Beginning with the opening line of the entries, return every line through the one containing "match_pct = [100, 100, 100, 99.4, 100, 100, 89.0, 96.0, 93.0]", both included, and nothing else. Omit pictures.

Plotting code records
#####

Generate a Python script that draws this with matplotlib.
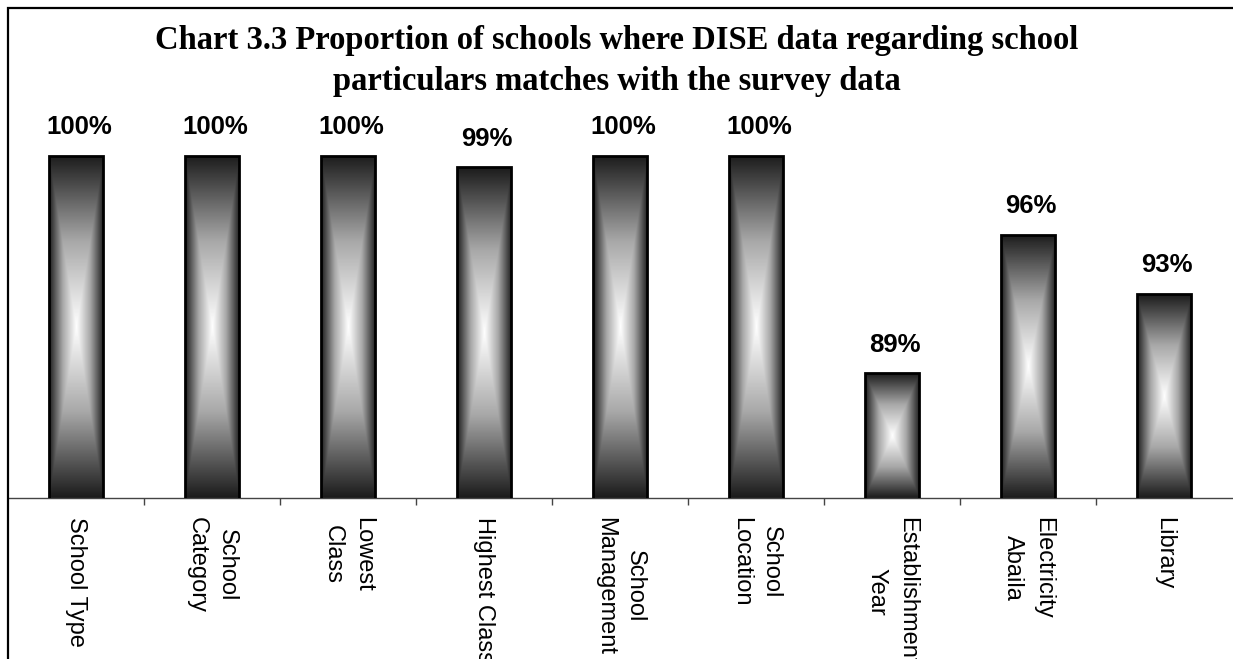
import numpy as np
import matplotlib
matplotlib.use("Agg")
import matplotlib.pyplot as plt
from matplotlib.colors import LinearSegmentedColormap
from matplotlib.patches import Rectangle

# school particulars checked against the survey
categories = ["School Type", "School\nCategory", "Lowest\nClass", "Highest Class",
              "School\nManagement", "School\nLocation", "Establishment\nYear",
              "Electricity\nAbaila", "Library"]
match_pct = [100, 100, 100, 99.4, 100, 100, 89.0, 96.0, 93.0]

title = ("Chart 3.3 Proportion of schools where DISE data regarding school\n"
         "particulars matches with the survey data")

W, H = 1233, 659
fig = plt.figure(figsize=(W / 100, H / 100), dpi=100)
fig.patch.set_facecolor("white")

# plot area in pixels: left 8, right 1232, baseline at 498
y_lo, y_hi = 82.7, 102
ax = fig.add_axes([8 / W, (H - 498) / H, 1224 / W, 382 / H])
ax.set_xlim(-0.5, len(categories) - 0.5)
ax.set_ylim(y_lo, y_hi)

# grey gradient: dark at the edges, white in the middle of each bar
gray = LinearSegmentedColormap.from_list("barfill", ["#ffffff", "#a8a8a8", "#1c1c1c"])
n = 301
u = np.linspace(-1, 1, n)
uu, vv = np.meshgrid(u, u)
shade = np.maximum(np.abs(uu), np.abs(vv))

x = np.arange(len(categories))
bar_w = 0.40
bars = ax.bar(x, match_pct, width=bar_w, color="none", edgecolor="black",
              linewidth=2.0, zorder=3)
for b, v in zip(bars, match_pct):
    x0 = b.get_x()
    im = ax.imshow(shade, cmap=gray, vmin=0, vmax=1, aspect="auto",
                   extent=(x0, x0 + bar_w, y_lo, v), zorder=2,
                   interpolation="bilinear")
    im.set_clip_path(b)
    ax.annotate(f"{v:.0f}%", (b.get_x() + bar_w / 2, v), xytext=(2, 12),
                textcoords="offset points", ha="center", va="bottom",
                fontsize=18.5, fontweight="bold", family=["Liberation Sans"])
ax.set_xlim(-0.5, len(categories) - 0.5)
ax.set_ylim(y_lo, y_hi)

# category labels under the bars, tick marks between them
ax.set_xticks(x)
ax.set_xticklabels(categories, rotation=-90, ha="center", va="top",
                   multialignment="center", fontsize=17, linespacing=1.5,
                   family=["Liberation Sans"])
ax.tick_params(axis="x", which="major", length=0, pad=14)
ax.set_xticks(np.arange(0.5, len(categories) - 0.5, 1), minor=True)
ax.tick_params(axis="x", which="minor", length=5, width=1, color="#444444",
               direction="out")
ax.set_yticks([])
for s in ["top", "right", "left"]:
    ax.spines[s].set_visible(False)
ax.spines["bottom"].set_color("#444444")
ax.spines["bottom"].set_linewidth(1)
ax.set_facecolor("none")

fig.text(0.5, 1 - 61 / H, title, ha="center", va="center", fontsize=23.5,
         fontweight="bold", family=["Liberation Serif"], linespacing=1.4)

# chart border
fig.patches.append(Rectangle((8 / W, -0.2), 1.5, 1.2 - 8 / H,
                             transform=fig.transFigure, fill=False,
                             edgecolor="black", linewidth=1.6))

fig.savefig("out.png", dpi=100)
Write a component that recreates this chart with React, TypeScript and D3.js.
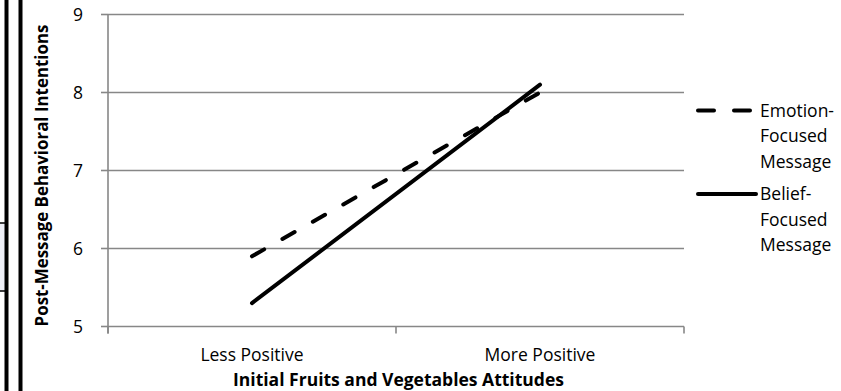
import React from "react";
import * as d3 from "d3";

const categories = ["Less Positive", "More Positive"];
const emotionValues = [5.9, 8.0];
const beliefValues = [5.3, 8.1];
const yTicks = [5, 6, 7, 8, 9];
const legendEmotion = ["Emotion-", "Focused", "Message"];
const legendBelief = ["Belief-", "Focused", "Message"];
const xTitle = "Initial Fruits and Vegetables Attitudes";
const yTitle = "Post-Message Behavioral Intentions";

const W = 841;
const H = 391;
const left = 108;
const right = 684;
const top = 14.5;
const bottom = 326.5;
const FONT = "'Open Sans', sans-serif";
const GRID = "#878787";

export default function App() {
  const x = d3.scaleBand<string>().domain(categories).range([left, right]).padding(0);
  const y = d3.scaleLinear().domain([5, 9]).range([bottom, top]);
  const cx = (c: string) => (x(c) as number) + x.bandwidth() / 2;
  const line = d3
    .line<number>()
    .x((_, i) => cx(categories[i]))
    .y((d) => y(d));
  const xTickPos = [left, ...categories.slice(1).map((c) => x(c) as number), right];

  return (
    <svg
      width={W}
      height={H}
      style={{ position: "fixed", left: 0, top: 0, background: "#fff" }}
      fontFamily={FONT}
    >
      <rect x={0} y={0} width={W} height={H} fill="#fff" />
      {/* left decorations */}
      <rect x={-2} y={223} width={8.5} height={68} fill="#eef0f8" stroke="#000" strokeWidth={1.5} />
      <line x1={6.5} x2={6.5} y1={0} y2={H} stroke="#000" strokeWidth={4} />
      <line x1={20.5} x2={20.5} y1={0} y2={H} stroke="#000" strokeWidth={4} />

      {/* gridlines */}
      {yTicks.slice(1).map((t) => (
        <line key={t} x1={left} x2={right} y1={y(t)} y2={y(t)} stroke={GRID} strokeWidth={1.6} />
      ))}
      {/* axes */}
      <line x1={left} x2={left} y1={top} y2={bottom + 7} stroke={GRID} strokeWidth={1.6} />
      <line x1={left} x2={right} y1={bottom} y2={bottom} stroke={GRID} strokeWidth={1.6} />
      {yTicks.map((t) => (
        <g key={t}>
          <line x1={left - 7} x2={left} y1={y(t)} y2={y(t)} stroke={GRID} strokeWidth={1.6} />
          <text x={83} y={y(t)} dy="0.35em" textAnchor="end" fontSize={17.5} fill="#000">
            {t}
          </text>
        </g>
      ))}
      {xTickPos.map((p, i) => (
        <line key={i} x1={p} x2={p} y1={bottom} y2={bottom + 7} stroke={GRID} strokeWidth={1.6} />
      ))}
      {categories.map((c) => (
        <text key={c} x={cx(c)} y={361} textAnchor="middle" fontSize={17.5} fill="#000">
          {c}
        </text>
      ))}
      <text x={398.5} y={386} textAnchor="middle" fontSize={17.5} fontWeight="bold" fill="#000">
        {xTitle}
      </text>
      <text
        transform={`translate(48, 175.5) rotate(-90)`}
        textAnchor="middle"
        fontSize={16.9}
        fontWeight="bold"
        fill="#000"
      >
        {yTitle}
      </text>

      {/* data lines */}
      <path
        d={line(emotionValues) as string}
        fill="none"
        stroke="#000"
        strokeWidth={4}
        strokeLinecap="round"
        strokeDasharray="14 21"
      />
      <path d={line(beliefValues) as string} fill="none" stroke="#000" strokeWidth={4} strokeLinecap="round" />

      {/* legend */}
      <line x1={698} x2={752} y1={110.5} y2={110.5} stroke="#000" strokeWidth={4} strokeLinecap="round" strokeDasharray="16 20" />
      {legendEmotion.map((s, i) => (
        <text key={i} x={760} y={110.5 + i * 25.5} dy="0.35em" fontSize={17.5} fill="#000">
          {s}
        </text>
      ))}
      <line x1={698} x2={756} y1={194} y2={194} stroke="#000" strokeWidth={4} strokeLinecap="round" />
      {legendBelief.map((s, i) => (
        <text key={i} x={760} y={194 + i * 25.5} dy="0.35em" fontSize={17.5} fill="#000">
          {s}
        </text>
      ))}
    </svg>
  );
}
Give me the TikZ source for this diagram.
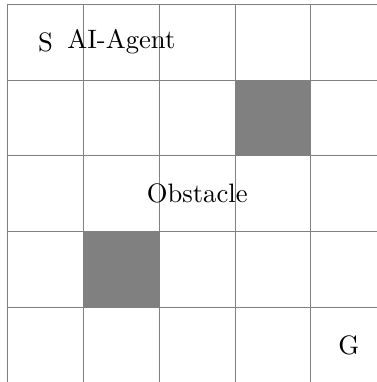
\documentclass[tikz,border=0pt]{standalone}
\begin{document}
\begin{tikzpicture}[
  gridline/.style={gray, thin},
  obstacle/.style={fill=gray, draw=none},
  label/.style={inner sep=0pt}
]
\useasboundingbox (-0.1016,0.0171) rectangle (4.872,5.0567);
\fill[obstacle] (3,3) rectangle (4,4);
\fill[obstacle] (1,1) rectangle (2,2);
\draw[gridline] (0,0) grid (5,5);
\node[label] (s) at (0.5,4.5) {S};
\node[label] (agent) at (1.5,4.5) {AI-Agent};
\node[label] (obs) at (2.5,2.5) {Obstacle};
\node[label] (g) at (4.5,0.5) {G};
\end{tikzpicture}
\end{document}
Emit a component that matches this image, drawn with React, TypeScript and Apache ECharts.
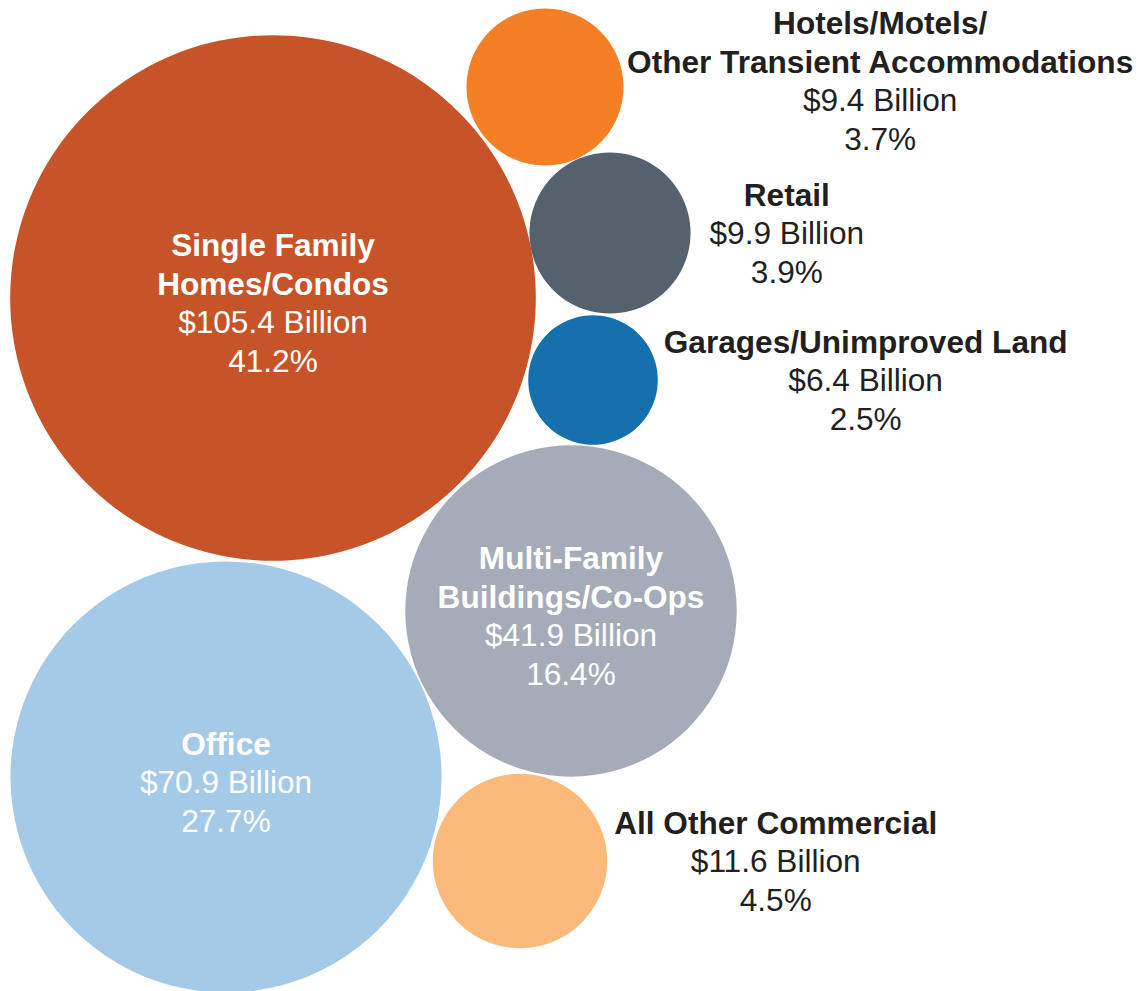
import React, { useEffect, useRef } from "react";
import * as echarts from "echarts";

const categories = [
  "Single Family\nHomes/Condos",
  "Hotels/Motels/\nOther Transient Accommodations",
  "Retail",
  "Garages/Unimproved Land",
  "Multi-Family\nBuildings/Co-Ops",
  "Office",
  "All Other Commercial",
];
const valuesBillion = [105.4, 9.4, 9.9, 6.4, 41.9, 70.9, 11.6];
const shares = ["41.2%", "3.7%", "3.9%", "2.5%", "16.4%", "27.7%", "4.5%"];
// bubble centre positions in the packed layout (layout units)
const posX = [273, 545, 610, 593, 571, 226, 520];
const posY = [298, 87, 233, 380, 611, 777, 861];
const colors = ["#C65428", "#F47F24", "#55616D", "#1570AD", "#A5ACB8", "#A4CAE8", "#FBBA7A"];
const inside = [true, false, false, false, true, true, false];
const labelDistance = [0, 3, 19, 6, 0, 0, 7];
const labelOffsetY = [5, -6, 0, 0, 5, 5, 0];

const K = 25.6;

export default function App() {
  const ref = useRef<HTMLDivElement>(null);
  useEffect(() => {
    document.body.style.margin = "0";
    const chart = echarts.init(ref.current!, undefined, { renderer: "svg" });
    const data = categories.map((c, i) => {
      const ins = inside[i];
      const textColor = ins ? "#FFFFFF" : "#231F20";
      return {
        name: c,
        value: [posX[i], posY[i], valuesBillion[i]],
        itemStyle: { color: colors[i], opacity: 1 },
        label: {
          show: true,
          opacity: 1,
          position: ins ? "inside" : "right",
          distance: labelDistance[i],
          offset: [0, labelOffsetY[i]],
          formatter: () =>
            c
              .split("\n")
              .map((l) => `{b|${l}}`)
              .join("\n") +
            `\n{n|$${valuesBillion[i]} Billion}\n{n|${shares[i]}}`,
          rich: {
            b: {
              fontFamily: "Liberation Sans, Arial, sans-serif",
              fontWeight: "bold",
              fontSize: 31.6,
              lineHeight: 38.5,
              color: textColor,
              align: "center",
            },
            n: {
              fontFamily: "Liberation Sans, Arial, sans-serif",
              fontSize: 31.6,
              lineHeight: 38.5,
              color: textColor,
              align: "center",
            },
          },
        },
      };
    });
    chart.setOption({
      animation: false,
      backgroundColor: "#FFFFFF",
      grid: { left: 0, right: 0, top: 0, bottom: 0 },
      xAxis: { type: "value", min: 0, max: 1144, show: false },
      yAxis: { type: "value", min: 0, max: 991, inverse: true, show: false },
      series: [
        {
          type: "scatter",
          symbol: "circle",
          symbolSize: (v: number[]) => 2 * K * Math.sqrt(v[2]),
          itemStyle: { opacity: 1 },
          data,
          emphasis: { disabled: true },
        },
      ],
    });
    return () => chart.dispose();
  }, []);
  return <div ref={ref} style={{ width: 1144, height: 991 }} />;
}
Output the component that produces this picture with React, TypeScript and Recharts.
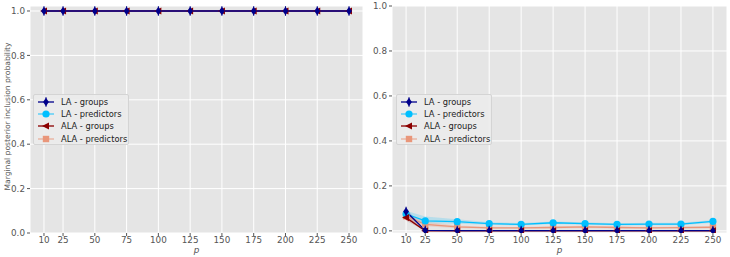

#####

§ TASK OUTPUT
Generate a Python script that draws this with matplotlib.
import numpy as np
import matplotlib
matplotlib.use("Agg")
import matplotlib.pyplot as plt
from matplotlib.colors import LinearSegmentedColormap
from matplotlib.patches import Rectangle

# school particulars checked against the survey
categories = ["School Type", "School\nCategory", "Lowest\nClass", "Highest Class",
              "School\nManagement", "School\nLocation", "Establishment\nYear",
              "Electricity\nAbaila", "Library"]
match_pct = [100, 100, 100, 99.4, 100, 100, 89.0, 96.0, 93.0]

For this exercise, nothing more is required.